** Begin **

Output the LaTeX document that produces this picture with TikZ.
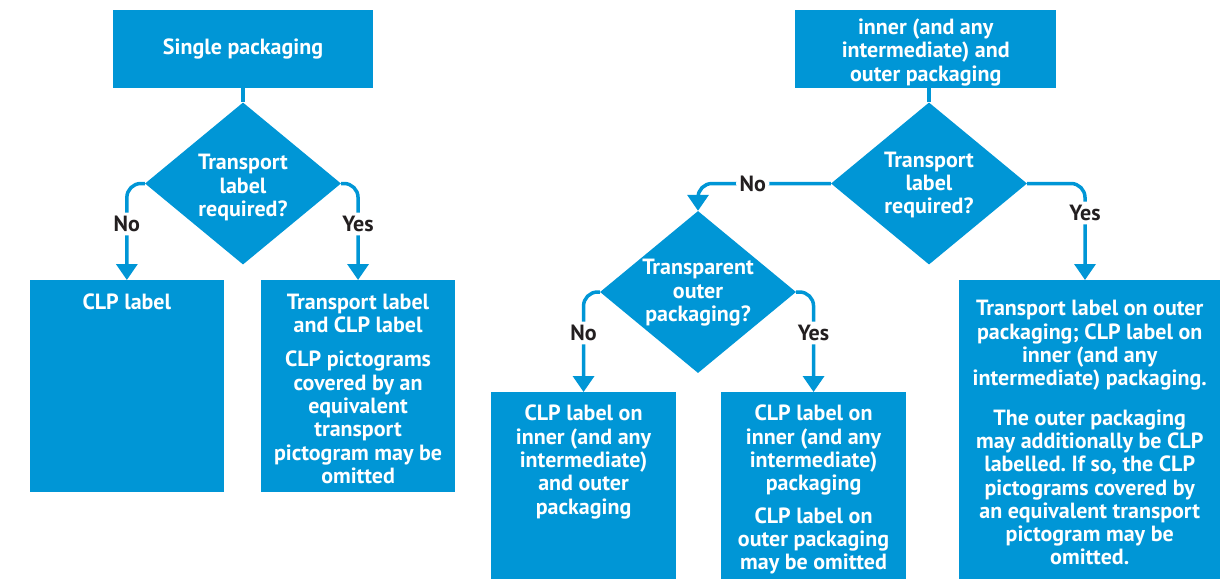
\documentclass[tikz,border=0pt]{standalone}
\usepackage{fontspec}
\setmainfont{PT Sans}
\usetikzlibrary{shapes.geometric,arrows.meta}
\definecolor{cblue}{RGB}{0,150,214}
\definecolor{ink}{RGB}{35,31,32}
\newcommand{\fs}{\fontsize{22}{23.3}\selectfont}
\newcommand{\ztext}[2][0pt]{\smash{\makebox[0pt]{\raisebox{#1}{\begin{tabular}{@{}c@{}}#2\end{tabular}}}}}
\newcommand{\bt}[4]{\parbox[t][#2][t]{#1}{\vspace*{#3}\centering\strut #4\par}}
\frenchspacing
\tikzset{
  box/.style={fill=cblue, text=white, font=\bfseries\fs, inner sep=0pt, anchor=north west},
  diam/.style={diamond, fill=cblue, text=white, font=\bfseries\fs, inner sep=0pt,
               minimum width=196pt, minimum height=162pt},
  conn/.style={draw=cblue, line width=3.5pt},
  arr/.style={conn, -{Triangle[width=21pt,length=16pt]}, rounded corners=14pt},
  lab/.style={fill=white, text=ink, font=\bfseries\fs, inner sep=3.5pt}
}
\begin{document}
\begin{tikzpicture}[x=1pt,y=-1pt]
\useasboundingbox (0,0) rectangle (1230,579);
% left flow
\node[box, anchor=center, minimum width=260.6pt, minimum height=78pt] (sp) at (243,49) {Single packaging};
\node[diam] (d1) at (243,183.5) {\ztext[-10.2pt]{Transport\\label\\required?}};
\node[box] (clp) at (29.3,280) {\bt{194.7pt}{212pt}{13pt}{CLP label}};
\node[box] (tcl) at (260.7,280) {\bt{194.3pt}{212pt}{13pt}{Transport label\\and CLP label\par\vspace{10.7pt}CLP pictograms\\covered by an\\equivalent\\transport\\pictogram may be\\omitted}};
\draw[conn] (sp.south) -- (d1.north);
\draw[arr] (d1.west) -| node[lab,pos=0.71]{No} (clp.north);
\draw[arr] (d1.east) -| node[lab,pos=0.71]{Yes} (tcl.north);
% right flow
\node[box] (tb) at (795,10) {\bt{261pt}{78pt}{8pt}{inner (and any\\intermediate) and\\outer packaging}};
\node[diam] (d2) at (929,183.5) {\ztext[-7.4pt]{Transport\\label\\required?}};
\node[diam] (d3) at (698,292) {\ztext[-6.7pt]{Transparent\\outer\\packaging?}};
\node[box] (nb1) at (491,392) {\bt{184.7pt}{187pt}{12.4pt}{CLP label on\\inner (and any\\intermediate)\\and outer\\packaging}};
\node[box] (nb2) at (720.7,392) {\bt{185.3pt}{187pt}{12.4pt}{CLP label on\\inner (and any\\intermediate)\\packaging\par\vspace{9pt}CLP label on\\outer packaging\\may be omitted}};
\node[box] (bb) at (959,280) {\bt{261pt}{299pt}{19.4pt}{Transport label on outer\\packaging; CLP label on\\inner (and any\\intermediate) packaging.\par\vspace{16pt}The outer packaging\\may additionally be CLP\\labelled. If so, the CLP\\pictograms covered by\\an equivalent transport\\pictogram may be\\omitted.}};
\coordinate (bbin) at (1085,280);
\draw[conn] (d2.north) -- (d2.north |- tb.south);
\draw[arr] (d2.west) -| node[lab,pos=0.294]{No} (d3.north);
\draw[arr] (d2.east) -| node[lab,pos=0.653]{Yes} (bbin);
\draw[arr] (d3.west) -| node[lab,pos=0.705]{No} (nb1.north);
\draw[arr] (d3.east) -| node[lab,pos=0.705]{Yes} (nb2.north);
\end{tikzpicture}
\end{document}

** End **

Goal:
Reproduce the whole listing word for word, setting aside any pictures.

Response below:
Output the LaTeX document that produces this picture with TikZ.
\documentclass[tikz,border=0pt]{standalone}
\usepackage{fontspec}
\setmainfont{PT Sans}
\usetikzlibrary{shapes.geometric,arrows.meta}
\definecolor{cblue}{RGB}{0,150,214}
\definecolor{ink}{RGB}{35,31,32}
\newcommand{\fs}{\fontsize{22}{23.3}\selectfont}
\newcommand{\ztext}[2][0pt]{\smash{\makebox[0pt]{\raisebox{#1}{\begin{tabular}{@{}c@{}}#2\end{tabular}}}}}
\newcommand{\bt}[4]{\parbox[t][#2][t]{#1}{\vspace*{#3}\centering\strut #4\par}}
\frenchspacing
\tikzset{
  box/.style={fill=cblue, text=white, font=\bfseries\fs, inner sep=0pt, anchor=north west},
  diam/.style={diamond, fill=cblue, text=white, font=\bfseries\fs, inner sep=0pt,
               minimum width=196pt, minimum height=162pt},
  conn/.style={draw=cblue, line width=3.5pt},
  arr/.style={conn, -{Triangle[width=21pt,length=16pt]}, rounded corners=14pt},
  lab/.style={fill=white, text=ink, font=\bfseries\fs, inner sep=3.5pt}
}
\begin{document}
\begin{tikzpicture}[x=1pt,y=-1pt]
\useasboundingbox (0,0) rectangle (1230,579);
% left flow
\node[box, anchor=center, minimum width=260.6pt, minimum height=78pt] (sp) at (243,49) {Single packaging};
\node[diam] (d1) at (243,183.5) {\ztext[-10.2pt]{Transport\\label\\required?}};
\node[box] (clp) at (29.3,280) {\bt{194.7pt}{212pt}{13pt}{CLP label}};
\node[box] (tcl) at (260.7,280) {\bt{194.3pt}{212pt}{13pt}{Transport label\\and CLP label\par\vspace{10.7pt}CLP pictograms\\covered by an\\equivalent\\transport\\pictogram may be\\omitted}};
\draw[conn] (sp.south) -- (d1.north);
\draw[arr] (d1.west) -| node[lab,pos=0.71]{No} (clp.north);
\draw[arr] (d1.east) -| node[lab,pos=0.71]{Yes} (tcl.north);
% right flow
\node[box] (tb) at (795,10) {\bt{261pt}{78pt}{8pt}{inner (and any\\intermediate) and\\outer packaging}};
\node[diam] (d2) at (929,183.5) {\ztext[-7.4pt]{Transport\\label\\required?}};
\node[diam] (d3) at (698,292) {\ztext[-6.7pt]{Transparent\\outer\\packaging?}};
\node[box] (nb1) at (491,392) {\bt{184.7pt}{187pt}{12.4pt}{CLP label on\\inner (and any\\intermediate)\\and outer\\packaging}};
\node[box] (nb2) at (720.7,392) {\bt{185.3pt}{187pt}{12.4pt}{CLP label on\\inner (and any\\intermediate)\\packaging\par\vspace{9pt}CLP label on\\outer packaging\\may be omitted}};
\node[box] (bb) at (959,280) {\bt{261pt}{299pt}{19.4pt}{Transport label on outer\\packaging; CLP label on\\inner (and any\\intermediate) packaging.\par\vspace{16pt}The outer packaging\\may additionally be CLP\\labelled. If so, the CLP\\pictograms covered by\\an equivalent transport\\pictogram may be\\omitted.}};
\coordinate (bbin) at (1085,280);
\draw[conn] (d2.north) -- (d2.north |- tb.south);
\draw[arr] (d2.west) -| node[lab,pos=0.294]{No} (d3.north);
\draw[arr] (d2.east) -| node[lab,pos=0.653]{Yes} (bbin);
\draw[arr] (d3.west) -| node[lab,pos=0.705]{No} (nb1.north);
\draw[arr] (d3.east) -| node[lab,pos=0.705]{Yes} (nb2.north);
\end{tikzpicture}
\end{document}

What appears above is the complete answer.